3. Con il quarto motivo di ricorso, proposto ex art. 360 c.p.c., n. 5, il ricorrente denuncia error in procedendo e error in iudicando, nonchè violazione del D.Lgs. n. 25 del 2008, art. 5, comma 6 e art. 27, comma 1 bis.

3.1. Il Tribunale aveva ridotto la valutazione circa la protezione umanitaria alle ipotesi previste dal D.Lgs. n. 286 del 1998, art. 19, comma 1, in tema di divieti di espulsione, ignorando la riconducibilità della tutela umanitaria, quale forma di tutela a carattere residuale, posta a chiusura del sistema complessivo, agli obblighi costituzionali e convenzionali dello Stato italiano e a forme atipiche di soggettiva vulnerabilità personale.

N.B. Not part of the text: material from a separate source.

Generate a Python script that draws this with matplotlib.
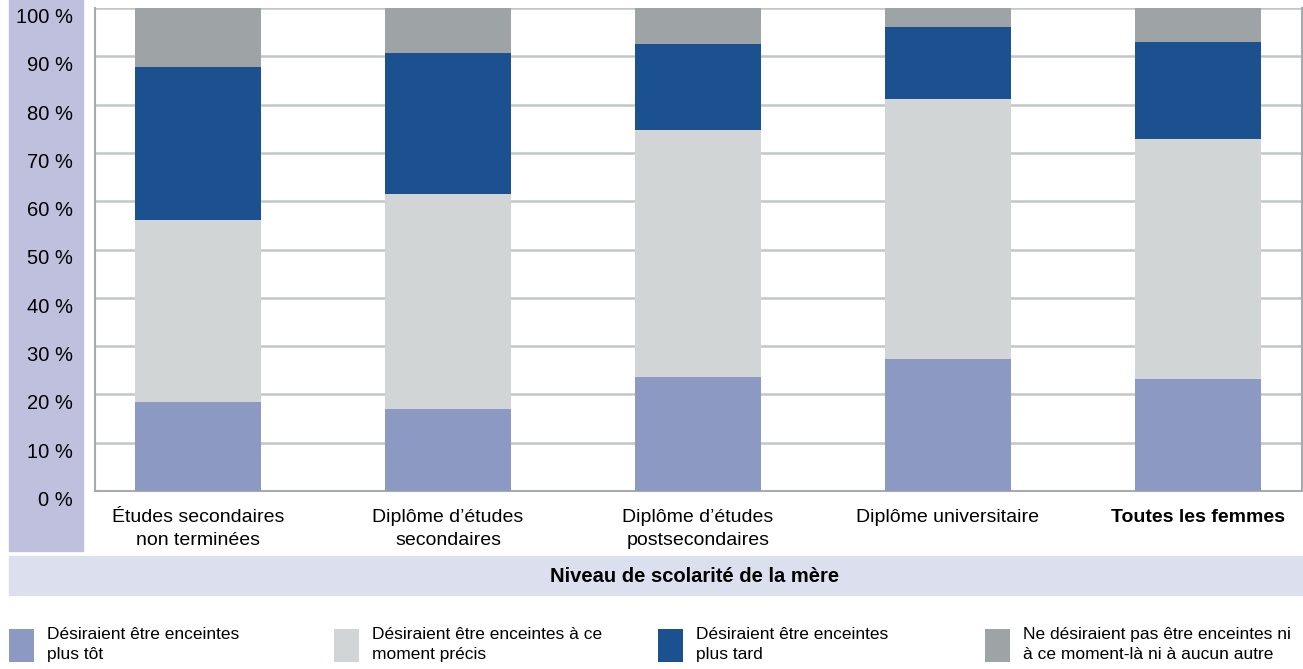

3.2. Il motivo è inammissibile poichè il ricorrente si limita a una generica esposizione degli orientamenti in materia, senza indicare e argomentare quale ragione di specifica vulnerabilità soggettiva, diversa da quelle considerate ed escluse dal Tribunale (quelle indicate nel D.Lgs. n. 286 del 1998, art. 19 e quelle corrispondenti a obblighi internazionali dello Stato italiano), egli avesse dedotto nel giudizio di merito e ora invocasse.

Nè può assumere rilievo la vicenda personale riferita, non ritenuta credibile dal Tribunale, tanto nella prospettiva delle protezioni maggiori, quanto nella prospettiva della tutela sussidiaria e residuale di cui al permesso di soggiorno per motivi umanitari.

4. Il ricorso va pertanto dichiarato inammissibile e il ricorrente deve essere condannato alla rifusione delle spese al controricorrente, liquidate come in dispositivo.

Poichè risulta soccombente una parte ammessa alla prenotazione a debito del contributo unificato per essere stata ammessa al Patrocinio a spese dello Stato non si applica il D.P.R. 30 maggio 2002, n. 115, art. 13, comma 1 quater.

P.Q.M.

LA CORTE

dichiara inammissibile il ricorso e condanna il ricorrente al pagamento in favore del controricorrente delle spese processuali, liquidate in Euro 2.100,00, per compensi, oltre alle spese prenotate a debito.

Così deciso in Roma, nella camera di consiglio della Sezione Prima civile, il 24 giugno 2019.